The recent Index of Multiple Deprivation has seen Hastings slip from 31 to 19 (out of 352) in the rank of most deprived districts. The two largest components in deciding this overall rank are income and employment, areas that Hastings continues to perform badly in and the two areas that I am focussing on, to move Hastings back up that rank.
Just as David Cameron stresses that "Britain is open for business", I aspire to be the enterprise Member of Parliament for Hastings and Rye. Whilst he is doing everything he can to drum up new trade or business for Britain, I am doing the equivalent for Hastings.
The good news is that since becoming Member of Parliament we have had Saga, who are currently expanding, set up a new office in the town, creating up to 800 new jobs for local people. This has been an excellent boost for the town and I hope other private companies will follow their lead.
As well as encouraging existing businesses to grow, we also need to see more businesses set up.

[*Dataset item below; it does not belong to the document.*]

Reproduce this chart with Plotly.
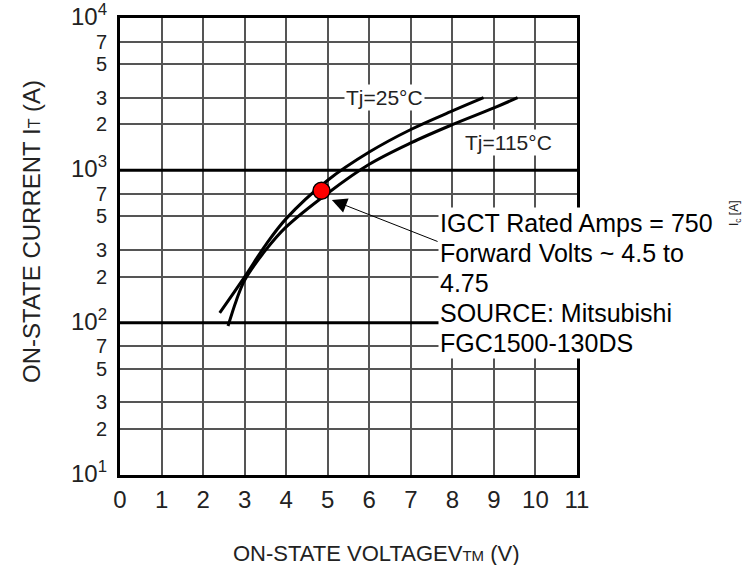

We need to offer people the opportunity to realise their ambitions and talents by bravely becoming entrepreneurs themselves.
Last autumn, I started a similar privately sponsored initiative to give unemployed people in Hastings a chance to get funding to help set up their own business. I was approached by Baroness Stedman-Scott, of Tomorrow’s People, the fantastic charity that help the long term unemployed. She had received £5,000 from the Women of the Year Foundation and they wanted to help an unemployed woman, with a business idea by giving them the £5,000 to help set up their business. So we set up a competition – Tomorrow’s Business Builders – and we got more funding, this time from PricewaterhouseCoopers, so that we could run another category for a young person aged 17-24.

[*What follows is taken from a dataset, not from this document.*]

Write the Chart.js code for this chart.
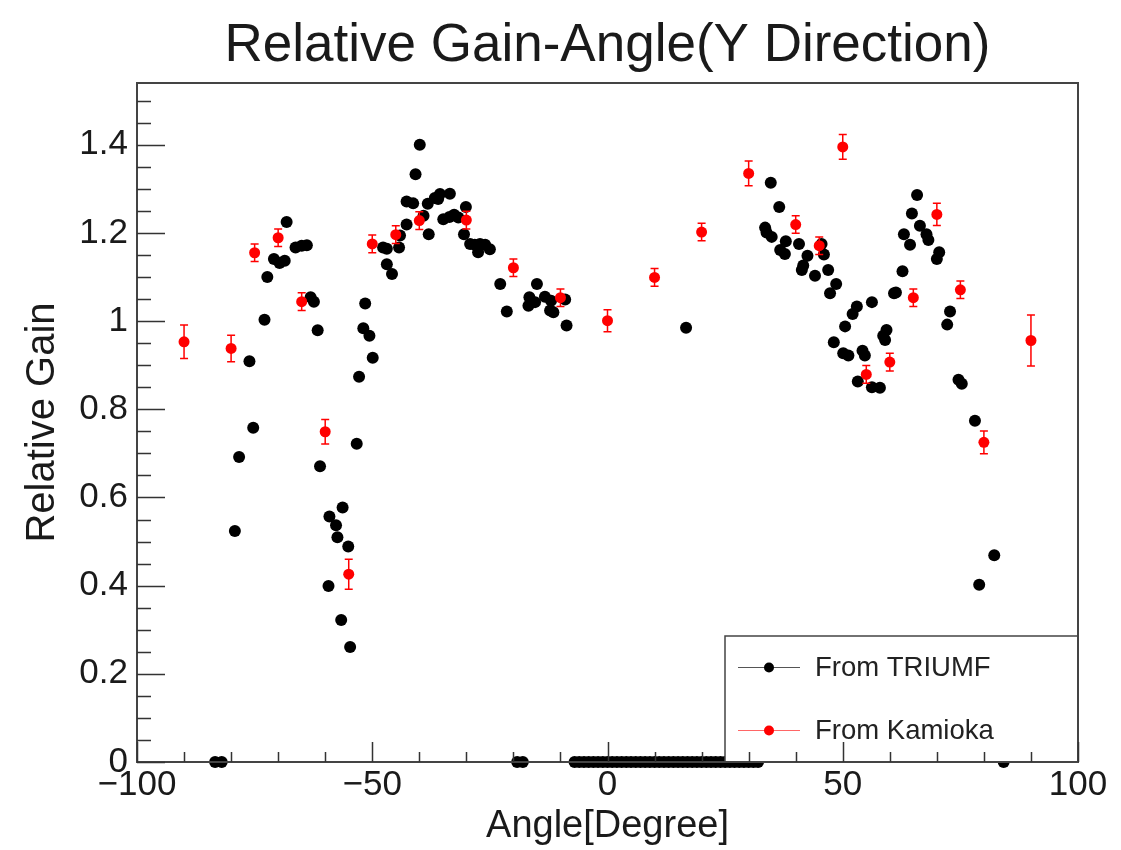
<!DOCTYPE html>
<html>
<head>
<meta charset="utf-8">
<script src="https://cdn.jsdelivr.net/npm/chart.js@4.4.1/dist/chart.umd.min.js"></script>
<style>
  html, body { margin: 0; padding: 0; background: #fff; }
  #wrap { width: 1121px; height: 850px; }
</style>
</head>
<body>
<div id="wrap"><canvas id="gainChart" width="1121" height="850"></canvas></div>
<script>
// TRIUMF scan (black), angle in degree / relative gain
const triumfX = [
  -83.4, -82.0, -79.2, -78.3, -76.1, -75.3, -72.9, -72.3, -70.9, -69.7,
  -68.6, -68.2, -66.3, -65.0, -63.9, -63.1, -62.4, -61.6, -61.1, -59.3,
  -59.1, -57.7, -57.4, -56.6, -56.3, -55.1, -54.7, -53.3, -52.8, -51.9,
  -51.5, -50.6, -49.9, -47.7, -46.9, -46.9, -45.8, -44.3, -44.1, -42.7,
  -42.7, -41.3, -40.8, -39.9, -39.1, -38.2, -38.0, -36.7, -36.0, -35.6,
  -34.9, -33.6, -33.5, -32.6, -31.7, -30.5, -30.1, -29.2, -28.2, -27.5,
  -27.1, -26.0, -25.0, -22.8, -21.4, -19.2, -18.0, -16.8, -16.6, -15.4,
  -15.0, -13.3, -12.2, -12.0, -11.5, -9.0, -8.7,
  -7, -6, -5, -4, -3, -2, -1, 0, 1, 2, 3, 4, 5, 6, 7, 8, 9, 10, 11, 12,
  13, 14, 15, 16, 16.7, 17, 18, 19, 20, 21, 22, 23, 24, 25, 26, 27, 28,
  29, 30, 31, 32,
  33.5, 33.8, 34.7, 34.9, 36.5, 36.7, 37.7, 37.9, 40.7, 41.3,
  41.6, 42.5, 44.1, 45.5, 46.0, 46.9, 47.3, 48.1, 48.6, 50.1,
  50.5, 51.2, 52.1, 53.0, 53.2, 54.2, 54.7, 56.2, 56.2, 57.9,
  58.6, 59.0, 59.3, 60.9, 61.3, 62.7, 63.0, 64.3, 64.7, 65.8,
  66.4, 67.8, 68.2, 70.0, 70.5, 72.2, 72.8, 74.6, 75.3, 78.1,
  79.0, 82.2, 84.2
];
const triumfY = [
  0, 0, 0.524, 0.692, 0.909, 0.758, 1.003, 1.100, 1.141, 1.132,
  1.137, 1.225, 1.167, 1.171, 1.172, 1.054, 1.044, 0.979, 0.671, 0.399,
  0.557, 0.537, 0.510, 0.322, 0.577, 0.489, 0.261, 0.722, 0.874, 0.984,
  1.040, 0.967, 0.917, 1.167, 1.164, 1.129, 1.107, 1.167, 1.194, 1.219,
  1.271, 1.267, 1.333, 1.400, 1.239, 1.266, 1.197, 1.279, 1.277, 1.288,
  1.231, 1.236, 1.289, 1.241, 1.235, 1.197, 1.259, 1.175, 1.173, 1.156,
  1.175, 1.173, 1.163, 1.084, 1.022, 0, 0, 1.035, 1.054, 1.043,
  1.084, 1.055, 1.024, 1.046, 1.020, 1.049, 0.990,
  0, 0, 0, 0, 0, 0, 0, 0, 0, 0, 0, 0, 0, 0, 0, 0, 0, 0, 0, 0,
  0, 0, 0, 0, 0.985, 0, 0, 0, 0, 0, 0, 0, 0, 0, 0, 0, 0,
  0, 0, 0, 0,
  1.212, 1.201, 1.314, 1.191, 1.259, 1.161, 1.152, 1.181, 1.175, 1.116,
  1.126, 1.148, 1.103, 1.175, 1.151, 1.116, 1.063, 0.952, 1.084, 0.927,
  0.988, 0.922, 1.016, 1.033, 0.863, 0.933, 0.922, 1.043, 0.850, 0.849,
  0.967, 0.957, 0.980, 1.063, 1.065, 1.113, 1.197, 1.173, 1.244, 1.286,
  1.216, 1.197, 1.184, 1.141, 1.156, 0.992, 1.022, 0.867, 0.858, 0.774,
  0.402, 0.469, 0
];

// Kamioka measurement (red) with errors
const kamiokaX = [-90, -80, -75, -70, -65, -60, -55, -50, -45, -40, -30, -20, -10,
  0, 10, 20, 30, 40, 45, 50, 55, 60, 65, 70, 75, 80, 90];
const kamiokaY = [0.953, 0.938, 1.155, 1.189, 1.044, 0.749, 0.426, 1.175, 1.196, 1.228,
  1.229, 1.121, 1.053, 1.001, 1.099, 1.202, 1.335, 1.219, 1.171, 1.395, 0.879,
  0.907, 1.053, 1.242, 1.071, 0.725, 0.956];
const kamiokaErr = [0.038, 0.03, 0.02, 0.02, 0.02, 0.028, 0.034, 0.02, 0.02, 0.02,
  0.02, 0.02, 0.02, 0.025, 0.02, 0.02, 0.028, 0.02, 0.02, 0.028, 0.02,
  0.02, 0.02, 0.025, 0.02, 0.026, 0.058];

const xTicks = [-100, -50, 0, 50, 100];
const yTicks = [0, 0.2, 0.4, 0.6, 0.8, 1, 1.2, 1.4];
const legendLabels = ['From TRIUMF', 'From Kamioka'];
const chartTitle = 'Relative Gain-Angle(Y Direction)';

const FONT = '"Liberation Sans", Arial, Helvetica, sans-serif';
const INK = '#1a1a1a';

const triumfPts = triumfX.map((x, i) => ({ x: x, y: triumfY[i] }));
const kamiokaPts = kamiokaX.map((x, i) => ({ x: x, y: kamiokaY[i] }));

// error bars, inward ticks, frame, legend box and title (ROOT look)
const rootStyle = {
    id: 'rootStyle',
    afterDatasetsDraw(chart) {
        const ctx = chart.ctx;
        const xs = chart.scales.x, ys = chart.scales.y;
        ctx.save();
        ctx.strokeStyle = '#ff0000';
        ctx.lineWidth = 1.5;
        kamiokaX.forEach((x, i) => {
            const px = xs.getPixelForValue(x);
            const top = ys.getPixelForValue(kamiokaY[i] + kamiokaErr[i]);
            const bot = ys.getPixelForValue(kamiokaY[i] - kamiokaErr[i]);
            ctx.beginPath();
            ctx.moveTo(px, top); ctx.lineTo(px, bot);
            ctx.moveTo(px - 4, top); ctx.lineTo(px + 4, top);
            ctx.moveTo(px - 4, bot); ctx.lineTo(px + 4, bot);
            ctx.stroke();
        });
        ctx.restore();
    },
    afterDraw(chart) {
        const ctx = chart.ctx;
        const a = chart.chartArea;
        const xs = chart.scales.x, ys = chart.scales.y;
        ctx.save();

        // title, centred over the frame
        ctx.fillStyle = INK;
        ctx.font = '53px ' + FONT;
        ctx.textAlign = 'center';
        ctx.textBaseline = 'alphabetic';
        ctx.fillText(chartTitle, (a.left + a.right) / 2, 61);

        // legend box
        const lx = 725, ly = 636, lw = a.right - 725, lh = a.bottom - 636;
        ctx.fillStyle = '#fff';
        ctx.fillRect(lx, ly, lw, lh);
        ctx.strokeStyle = '#444';
        ctx.lineWidth = 1.5;
        ctx.strokeRect(lx, ly, lw, lh);
        const rows = [ly + lh * 0.25, ly + lh * 0.75];
        const cols = ['#000', '#ff0000'];
        const lineCols = ['#555', '#ff6666'];
        ctx.font = '27.5px ' + FONT;
        ctx.textBaseline = 'middle';
        ctx.textAlign = 'left';
        rows.forEach((ry, i) => {
            ctx.strokeStyle = lineCols[i];
            ctx.lineWidth = 1.2;
            ctx.beginPath();
            ctx.moveTo(738, ry); ctx.lineTo(800, ry);
            ctx.stroke();
            ctx.fillStyle = cols[i];
            ctx.beginPath();
            ctx.arc(769, ry, 5, 0, Math.PI * 2);
            ctx.fill();
            ctx.fillStyle = '#222';
            ctx.fillText(legendLabels[i], 815, ry + 1);
        });

        // frame
        ctx.strokeStyle = '#444';
        ctx.lineWidth = 2;
        ctx.strokeRect(a.left, a.top, a.right - a.left, a.bottom - a.top);

        // inward ticks
        ctx.lineWidth = 1.5;
        ctx.strokeStyle = '#333';
        ctx.beginPath();
        for (let v = 0; v <= ys.max + 1e-9; v += 0.05) {
            const py = Math.round(ys.getPixelForValue(v)) + 0.5;
            const major = Math.abs(v / 0.2 - Math.round(v / 0.2)) < 1e-6;
            ctx.moveTo(a.left, py);
            ctx.lineTo(a.left + (major ? 28 : 14), py);
        }
        for (let v = xs.min; v <= xs.max + 1e-9; v += 10) {
            const px = Math.round(xs.getPixelForValue(v)) + 0.5;
            const major = v % 50 === 0;
            ctx.moveTo(px, a.bottom);
            ctx.lineTo(px, a.bottom - (major ? 20 : 10));
        }
        ctx.stroke();
        ctx.restore();
    }
};

new Chart(document.getElementById('gainChart'), {
    type: 'scatter',
    data: {
        datasets: [
            {
                label: legendLabels[1],
                data: kamiokaPts,
                backgroundColor: '#ff0000',
                borderWidth: 0,
                pointRadius: 5.5,
                pointHoverRadius: 5.5,
                clip: false,
                order: 0
            },
            {
                label: legendLabels[0],
                data: triumfPts,
                backgroundColor: '#000',
                borderWidth: 0,
                pointRadius: 6,
                pointHoverRadius: 6,
                clip: false,
                order: 1
            }
        ]
    },
    options: {
        responsive: false,
        animation: false,
        layout: { padding: { left: 0, right: 43, top: 83, bottom: 0 } },
        scales: {
            x: {
                type: 'linear',
                min: -100,
                max: 100,
                afterFit: s => { s.height = 88; },
                afterBuildTicks: s => { s.ticks = xTicks.map(v => ({ value: v })); },
                ticks: {
                    color: INK,
                    font: { family: FONT, size: 35 },
                    padding: 2,
                    maxRotation: 0,
                    callback: v => v < 0 ? '\u2212' + Math.abs(v) : String(v)
                },
                grid: { display: false, drawTicks: false },
                border: { display: false },
                title: {
                    display: true,
                    text: 'Angle[Degree]',
                    color: INK,
                    font: { family: FONT, size: 38, lineHeight: 1.2 },
                    padding: { top: 0, bottom: 1 }
                }
            },
            y: {
                type: 'linear',
                min: 0,
                max: 1.54,
                afterFit: s => { s.width = 137; },
                afterBuildTicks: s => { s.ticks = yTicks.map(v => ({ value: v })); },
                ticks: {
                    color: INK,
                    font: { family: FONT, size: 35 },
                    padding: 9,
                    callback: v => String(+v.toFixed(2))
                },
                grid: { display: false, drawTicks: false },
                border: { display: false },
                title: {
                    display: true,
                    text: 'Relative Gain',
                    color: INK,
                    font: { family: FONT, size: 40, lineHeight: 1.2 },
                    padding: { top: 19, bottom: 0 }
                }
            }
        },
        plugins: {
            legend: { display: false },
            tooltip: { enabled: false },
            title: { display: false }
        }
    },
    plugins: [rootStyle]
});
</script>
</body>
</html>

Applications from local people were strong and a shortlist of 14 people benefited from business mentoring by Ten Sixty Six Enterprise, a subsidiary of our local CBI.
On April 1st an independent judging panel reviewed six final business plans and nominated Rachel Heavens as the winner of the Tomorrow’s Business Builder Award for Women Entrepreneurs for her idea to set up as a children's book and card illustrator (she is pictured, right, with me, Baroness Stedman-Scott and Gayle Morrison of the Women of the Year Foundation). Natalie Hassan won the Young Entrepreneurs Award for her business plan to set up a nanny agency. All final six candidates received accreditation for the Institute of Leadership Management, through further sponsorship from 8 local businesses.

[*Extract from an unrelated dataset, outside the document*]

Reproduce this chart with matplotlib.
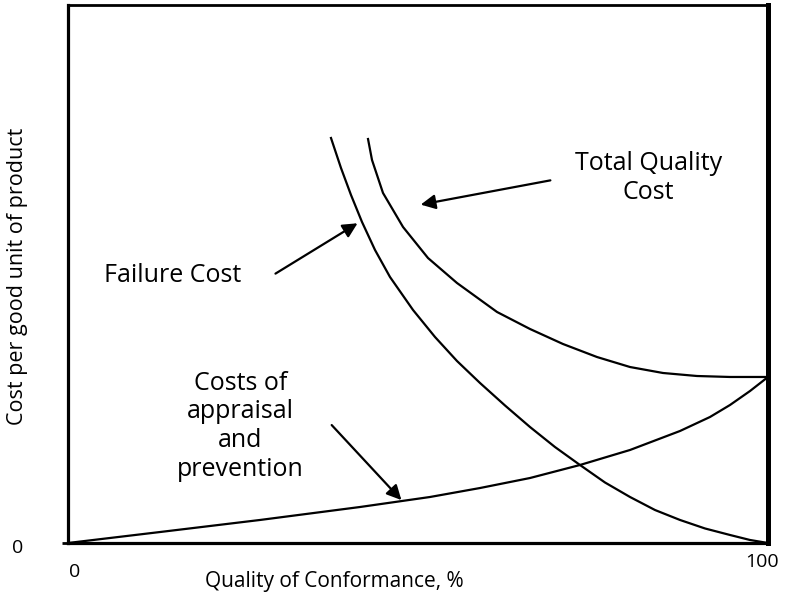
import matplotlib.pyplot as plt
from matplotlib import rc
rc('font', family="Open Sans")

# curves (x = quality of conformance %, y = cost on a 0..100 scale)
failure_x = [37.57, 39.0, 40.43, 42.0, 43.86, 46.0, 49.29, 52.43, 55.57, 58.86, 62.43,
             66.0, 69.57, 73.14, 76.71, 80.29, 83.86, 87.43, 91.0, 94.57, 97.43, 100]
failure_y = [75.28, 69.70, 64.68, 59.67, 54.46, 49.44, 43.31, 38.29, 33.83, 29.74, 25.56,
             21.56, 17.84, 14.50, 11.25, 8.55, 6.13, 4.28, 2.70, 1.49, 0.56, 0]

total_x = [42.86, 43.43, 45.0, 47.86, 51.43, 55.57, 61.29, 66.0, 70.71, 75.57, 80.29,
           85.0, 89.86, 94.57, 100]
total_y = [75.09, 71.19, 65.06, 58.74, 52.97, 48.33, 42.94, 39.78, 36.99, 34.57, 32.71,
           31.60, 31.04, 30.86, 30.86]

appraisal_x = [0, 13.14, 27.43, 41.71, 51.71, 58.86, 66.0, 73.14, 80.29, 87.43, 91.71,
               94.57, 97.43, 100]
appraisal_y = [0, 2.04, 4.28, 6.69, 8.55, 10.22, 12.08, 14.50, 17.29, 20.82, 23.42,
               25.65, 28.25, 30.86]

W, H = 787, 598
fig = plt.figure(figsize=(W / 100, H / 100), dpi=100)
ax = fig.add_axes([68 / W, 1 - 543 / H, 700 / W, 538 / H])

for xs, ys in [(failure_x, failure_y), (total_x, total_y), (appraisal_x, appraisal_y)]:
    ax.plot(xs, ys, 'k-', lw=1.6, solid_joinstyle='round')

ax.set_xlim(0, 100)
ax.set_ylim(0, 100)
ax.set_xticks([])
ax.set_yticks([0])
ax.set_yticklabels([''])
ax.tick_params(axis='y', length=4, width=2)
ax.spines['left'].set_linewidth(2.3)
ax.spines['bottom'].set_linewidth(2.3)
ax.spines['top'].set_linewidth(2.0)
ax.spines['right'].set_linewidth(3.6)

arrow = dict(arrowstyle='-|>', mutation_scale=22, lw=1.6, color='black')
ax.annotate('', xy=(50.0, 62.8), xytext=(69.3, 67.5), arrowprops=arrow)
ax.annotate('', xy=(41.7, 59.7), xytext=(29.3, 49.8), arrowprops=arrow)
ax.annotate('', xy=(47.9, 7.6), xytext=(37.4, 22.3), arrowprops=arrow)

fs = 18
ax.text(82.9, 67.8, 'Total Quality\nCost', ha='center', va='center', fontsize=fs, linespacing=1.2)
ax.text(15.0, 49.8, 'Failure Cost', ha='center', va='center', fontsize=fs)
ax.text(24.6, 21.7, 'Costs of\nappraisal\nand\nprevention', ha='center', va='center',
        fontsize=fs, linespacing=1.2)

# tick labels and axis labels placed like in the original drawing
fig.text(18 / W, 1 - 548 / H, '0', ha='center', va='center', fontsize=14)
fig.text(75 / W, 1 - 572 / H, '0', ha='center', va='center', fontsize=14)
fig.text(762 / W, 1 - 562 / H, '100', ha='center', va='center', fontsize=14)
fig.text(334 / W, 1 - 581 / H, 'Quality of Conformance, %', ha='center', va='center', fontsize=15)
fig.text(18 / W, 1 - 276 / H, 'Cost per good unit of product', ha='center', va='center',
         rotation=90, fontsize=15.5)

plt.savefig('out.png', dpi=100)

Natalie and Rachel were both awarded £5,000 each to help them set up their businesses, at an awards ceremony in Hastings earlier in the month. I am hopeful that they will both go on to be successful business women, through the opportunity that this competition has given them.
We are already starting to plan the competition for next year, and we want it to be bigger and better with more categories and more entrepreneurs. I firmly believe that by encouraging and supporting new businesses to set up and develop, Hastings can start to move in the right direction in the rank of deprivation. There are hundreds of entrepreneurs in Hastings, but we just need to find them and give them the opportunity that they deserve.
It's about opportunity, motivation and a little bit of help over the starting line. That is what I will be doing once more next year through our Tomorrow Business Builders Awards.